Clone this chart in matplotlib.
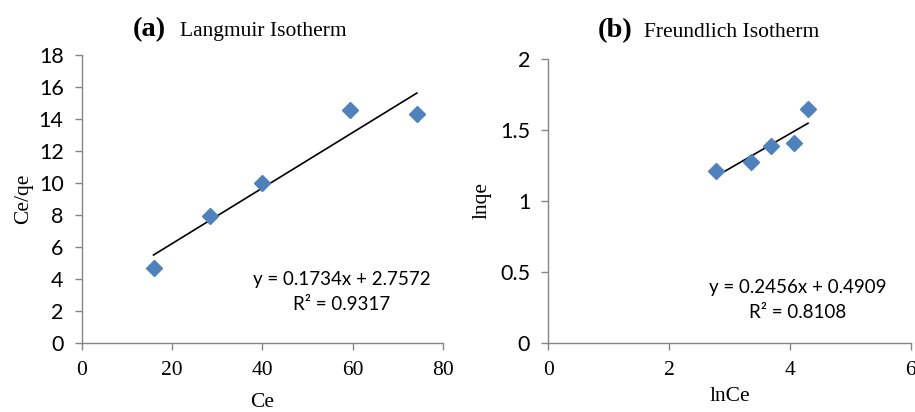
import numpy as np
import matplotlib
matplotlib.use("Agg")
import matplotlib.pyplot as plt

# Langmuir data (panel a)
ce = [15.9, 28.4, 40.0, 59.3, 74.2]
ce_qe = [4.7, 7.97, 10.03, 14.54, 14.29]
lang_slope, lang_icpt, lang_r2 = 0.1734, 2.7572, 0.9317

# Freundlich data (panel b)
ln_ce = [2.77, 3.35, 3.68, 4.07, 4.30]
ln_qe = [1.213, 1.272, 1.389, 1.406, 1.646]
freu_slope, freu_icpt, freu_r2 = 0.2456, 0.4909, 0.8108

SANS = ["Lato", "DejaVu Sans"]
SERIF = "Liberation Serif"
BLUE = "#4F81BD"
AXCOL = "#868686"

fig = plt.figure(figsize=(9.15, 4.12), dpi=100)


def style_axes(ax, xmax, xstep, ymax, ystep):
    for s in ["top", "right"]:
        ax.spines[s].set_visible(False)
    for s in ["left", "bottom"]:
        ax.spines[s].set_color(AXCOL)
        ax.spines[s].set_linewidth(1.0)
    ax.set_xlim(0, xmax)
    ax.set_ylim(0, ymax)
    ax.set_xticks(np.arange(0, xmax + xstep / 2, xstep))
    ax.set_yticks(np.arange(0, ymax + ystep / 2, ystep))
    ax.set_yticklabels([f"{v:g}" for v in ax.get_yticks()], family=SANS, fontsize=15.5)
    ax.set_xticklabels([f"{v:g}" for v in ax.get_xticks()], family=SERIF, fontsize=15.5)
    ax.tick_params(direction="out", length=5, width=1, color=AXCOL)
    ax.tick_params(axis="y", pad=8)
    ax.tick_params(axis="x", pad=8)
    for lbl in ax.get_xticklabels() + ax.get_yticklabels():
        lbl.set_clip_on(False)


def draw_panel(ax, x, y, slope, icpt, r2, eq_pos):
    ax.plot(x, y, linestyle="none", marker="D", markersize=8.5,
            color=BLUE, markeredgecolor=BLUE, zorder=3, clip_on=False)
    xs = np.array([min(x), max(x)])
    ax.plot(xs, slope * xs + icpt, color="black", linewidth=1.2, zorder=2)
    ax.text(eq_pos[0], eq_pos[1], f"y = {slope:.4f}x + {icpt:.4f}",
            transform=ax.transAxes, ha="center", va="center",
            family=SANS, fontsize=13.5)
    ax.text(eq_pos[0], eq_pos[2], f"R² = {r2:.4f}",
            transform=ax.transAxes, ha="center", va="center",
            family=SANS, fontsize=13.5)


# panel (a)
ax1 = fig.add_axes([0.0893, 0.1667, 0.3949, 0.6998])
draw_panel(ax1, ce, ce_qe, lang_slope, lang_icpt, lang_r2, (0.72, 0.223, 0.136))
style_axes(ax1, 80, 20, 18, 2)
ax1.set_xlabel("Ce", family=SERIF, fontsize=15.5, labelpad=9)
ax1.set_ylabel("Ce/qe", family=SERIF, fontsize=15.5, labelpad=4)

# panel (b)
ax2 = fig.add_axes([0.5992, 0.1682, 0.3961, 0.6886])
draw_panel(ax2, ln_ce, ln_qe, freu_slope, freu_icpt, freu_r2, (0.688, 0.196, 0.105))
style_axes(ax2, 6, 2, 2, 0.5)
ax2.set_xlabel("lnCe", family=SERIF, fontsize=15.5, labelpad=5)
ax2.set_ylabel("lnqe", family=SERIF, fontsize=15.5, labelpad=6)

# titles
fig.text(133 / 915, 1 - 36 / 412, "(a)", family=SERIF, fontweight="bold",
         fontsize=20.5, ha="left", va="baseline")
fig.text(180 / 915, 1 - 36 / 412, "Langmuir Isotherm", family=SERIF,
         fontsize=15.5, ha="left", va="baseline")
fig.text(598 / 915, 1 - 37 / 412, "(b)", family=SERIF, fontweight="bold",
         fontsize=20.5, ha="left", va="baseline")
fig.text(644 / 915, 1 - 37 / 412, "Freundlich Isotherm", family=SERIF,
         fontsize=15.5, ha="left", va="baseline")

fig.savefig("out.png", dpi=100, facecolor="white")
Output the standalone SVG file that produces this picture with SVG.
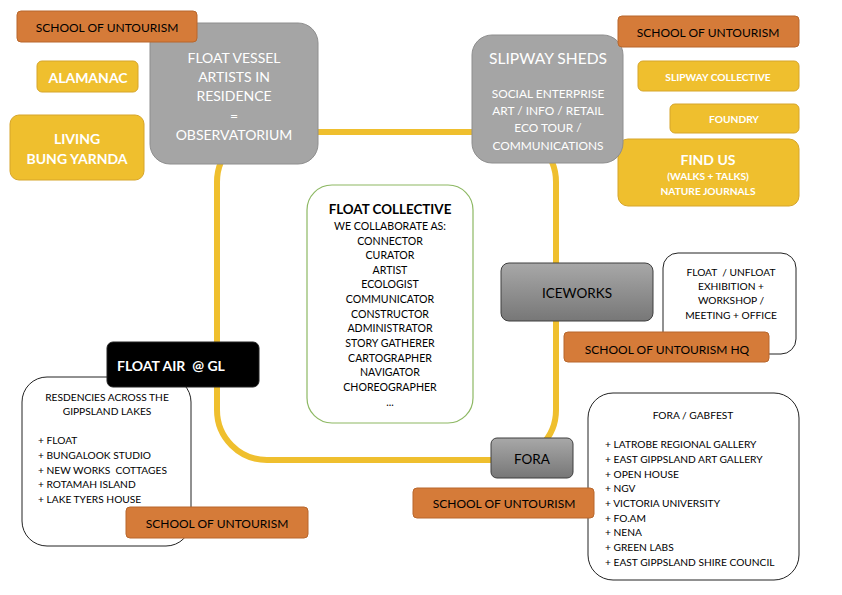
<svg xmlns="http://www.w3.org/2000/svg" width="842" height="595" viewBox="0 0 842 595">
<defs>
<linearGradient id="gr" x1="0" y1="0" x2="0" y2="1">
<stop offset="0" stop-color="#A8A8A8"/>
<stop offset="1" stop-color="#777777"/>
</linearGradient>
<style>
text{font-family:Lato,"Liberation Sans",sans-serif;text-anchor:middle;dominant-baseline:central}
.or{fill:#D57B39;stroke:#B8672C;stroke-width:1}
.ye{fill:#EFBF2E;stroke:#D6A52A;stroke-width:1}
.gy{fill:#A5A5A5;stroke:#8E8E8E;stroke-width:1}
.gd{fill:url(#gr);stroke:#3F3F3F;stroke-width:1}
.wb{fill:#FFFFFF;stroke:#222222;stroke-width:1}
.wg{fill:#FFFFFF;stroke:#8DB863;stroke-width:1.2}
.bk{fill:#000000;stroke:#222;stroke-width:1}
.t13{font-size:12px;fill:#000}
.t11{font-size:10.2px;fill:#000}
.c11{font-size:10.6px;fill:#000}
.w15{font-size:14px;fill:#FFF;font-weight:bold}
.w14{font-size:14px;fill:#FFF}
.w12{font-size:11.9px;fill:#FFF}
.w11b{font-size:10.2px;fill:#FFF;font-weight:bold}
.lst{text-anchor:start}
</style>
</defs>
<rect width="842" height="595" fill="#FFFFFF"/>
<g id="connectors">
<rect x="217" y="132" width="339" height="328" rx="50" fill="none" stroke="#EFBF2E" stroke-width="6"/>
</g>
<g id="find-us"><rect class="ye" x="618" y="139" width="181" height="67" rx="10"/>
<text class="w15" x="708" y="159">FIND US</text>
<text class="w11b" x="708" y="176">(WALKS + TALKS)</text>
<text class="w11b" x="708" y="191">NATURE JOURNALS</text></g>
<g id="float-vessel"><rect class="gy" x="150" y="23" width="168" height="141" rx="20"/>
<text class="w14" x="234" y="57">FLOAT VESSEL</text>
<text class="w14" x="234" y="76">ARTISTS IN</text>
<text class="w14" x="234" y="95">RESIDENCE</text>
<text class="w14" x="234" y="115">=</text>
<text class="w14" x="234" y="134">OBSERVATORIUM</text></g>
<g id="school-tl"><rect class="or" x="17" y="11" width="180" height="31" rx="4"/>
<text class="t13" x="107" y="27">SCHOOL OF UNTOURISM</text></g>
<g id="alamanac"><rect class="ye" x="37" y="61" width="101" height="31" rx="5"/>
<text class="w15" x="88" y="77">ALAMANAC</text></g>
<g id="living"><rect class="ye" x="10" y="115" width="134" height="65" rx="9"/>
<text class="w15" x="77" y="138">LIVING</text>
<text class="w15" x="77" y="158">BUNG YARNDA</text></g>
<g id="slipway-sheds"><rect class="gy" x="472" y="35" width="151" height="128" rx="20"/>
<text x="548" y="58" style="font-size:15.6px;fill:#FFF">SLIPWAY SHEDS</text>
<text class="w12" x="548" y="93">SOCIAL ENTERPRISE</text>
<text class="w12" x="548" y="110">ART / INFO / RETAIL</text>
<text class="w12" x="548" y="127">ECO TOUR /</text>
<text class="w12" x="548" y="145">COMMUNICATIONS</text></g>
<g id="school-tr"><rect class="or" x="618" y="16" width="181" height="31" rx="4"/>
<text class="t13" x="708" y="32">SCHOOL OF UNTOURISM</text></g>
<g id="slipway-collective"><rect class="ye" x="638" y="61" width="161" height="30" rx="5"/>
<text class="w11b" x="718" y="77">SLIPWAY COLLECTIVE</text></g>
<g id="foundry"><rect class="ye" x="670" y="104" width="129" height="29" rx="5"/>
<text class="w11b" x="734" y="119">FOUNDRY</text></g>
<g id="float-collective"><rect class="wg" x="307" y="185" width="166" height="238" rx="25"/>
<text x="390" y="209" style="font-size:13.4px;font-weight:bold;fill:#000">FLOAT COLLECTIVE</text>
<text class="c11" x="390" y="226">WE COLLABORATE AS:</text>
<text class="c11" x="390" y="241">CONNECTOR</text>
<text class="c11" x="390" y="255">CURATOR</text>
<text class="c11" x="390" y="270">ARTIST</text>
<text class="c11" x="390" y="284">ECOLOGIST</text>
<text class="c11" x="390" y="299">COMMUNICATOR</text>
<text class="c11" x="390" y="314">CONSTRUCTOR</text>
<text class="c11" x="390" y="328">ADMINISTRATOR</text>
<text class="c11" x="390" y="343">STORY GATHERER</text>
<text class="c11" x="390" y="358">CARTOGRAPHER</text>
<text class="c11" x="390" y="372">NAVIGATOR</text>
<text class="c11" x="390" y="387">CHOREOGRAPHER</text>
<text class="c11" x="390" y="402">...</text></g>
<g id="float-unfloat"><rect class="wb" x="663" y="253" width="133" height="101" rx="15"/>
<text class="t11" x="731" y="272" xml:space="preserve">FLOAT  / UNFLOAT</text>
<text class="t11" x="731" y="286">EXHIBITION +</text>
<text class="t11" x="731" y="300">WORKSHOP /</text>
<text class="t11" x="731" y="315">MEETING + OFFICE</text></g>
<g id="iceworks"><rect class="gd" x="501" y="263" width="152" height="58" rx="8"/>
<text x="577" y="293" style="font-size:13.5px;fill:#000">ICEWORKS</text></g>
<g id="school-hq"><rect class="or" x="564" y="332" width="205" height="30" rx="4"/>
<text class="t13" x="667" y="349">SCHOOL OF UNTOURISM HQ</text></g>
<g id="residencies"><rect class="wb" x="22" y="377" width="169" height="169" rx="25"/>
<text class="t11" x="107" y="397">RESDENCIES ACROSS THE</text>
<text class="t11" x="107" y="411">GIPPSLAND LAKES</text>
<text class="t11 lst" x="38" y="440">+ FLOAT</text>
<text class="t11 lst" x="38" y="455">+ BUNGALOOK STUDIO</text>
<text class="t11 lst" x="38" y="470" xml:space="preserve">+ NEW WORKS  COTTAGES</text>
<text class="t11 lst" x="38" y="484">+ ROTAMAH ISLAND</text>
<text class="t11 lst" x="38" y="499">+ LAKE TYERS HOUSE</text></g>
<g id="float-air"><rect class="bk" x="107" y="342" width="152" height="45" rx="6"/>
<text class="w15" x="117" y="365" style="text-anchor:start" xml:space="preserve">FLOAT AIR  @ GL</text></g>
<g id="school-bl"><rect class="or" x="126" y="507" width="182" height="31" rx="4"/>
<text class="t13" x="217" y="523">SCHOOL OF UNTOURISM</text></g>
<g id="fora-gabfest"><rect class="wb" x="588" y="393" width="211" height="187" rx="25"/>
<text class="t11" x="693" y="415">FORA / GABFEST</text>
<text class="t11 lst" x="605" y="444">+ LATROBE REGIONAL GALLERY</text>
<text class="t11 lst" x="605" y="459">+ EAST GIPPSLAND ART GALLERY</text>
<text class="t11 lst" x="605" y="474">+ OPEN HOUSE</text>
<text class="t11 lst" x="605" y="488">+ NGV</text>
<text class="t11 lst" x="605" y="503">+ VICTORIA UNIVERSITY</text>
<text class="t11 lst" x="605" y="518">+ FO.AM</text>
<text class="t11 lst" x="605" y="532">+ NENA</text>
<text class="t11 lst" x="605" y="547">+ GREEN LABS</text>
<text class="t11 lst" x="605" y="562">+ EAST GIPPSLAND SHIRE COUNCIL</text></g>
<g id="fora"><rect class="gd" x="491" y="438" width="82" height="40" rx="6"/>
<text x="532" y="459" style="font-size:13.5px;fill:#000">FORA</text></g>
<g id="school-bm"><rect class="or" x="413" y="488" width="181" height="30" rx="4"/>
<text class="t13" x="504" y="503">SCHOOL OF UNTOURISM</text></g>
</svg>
=-=-=-=-=
● WHAT IS EXPECTED:
Write out exactly the opening lines of the data, stopping after the line that holds "fig = plt.figure(figsize=(9.15, 4.12), dpi=100)". Exclude pictures.

● TASK RESPONSE:
Clone this chart in matplotlib.
import numpy as np
import matplotlib
matplotlib.use("Agg")
import matplotlib.pyplot as plt

# Langmuir data (panel a)
ce = [15.9, 28.4, 40.0, 59.3, 74.2]
ce_qe = [4.7, 7.97, 10.03, 14.54, 14.29]
lang_slope, lang_icpt, lang_r2 = 0.1734, 2.7572, 0.9317

# Freundlich data (panel b)
ln_ce = [2.77, 3.35, 3.68, 4.07, 4.30]
ln_qe = [1.213, 1.272, 1.389, 1.406, 1.646]
freu_slope, freu_icpt, freu_r2 = 0.2456, 0.4909, 0.8108

SANS = ["Lato", "DejaVu Sans"]
SERIF = "Liberation Serif"
BLUE = "#4F81BD"
AXCOL = "#868686"

fig = plt.figure(figsize=(9.15, 4.12), dpi=100)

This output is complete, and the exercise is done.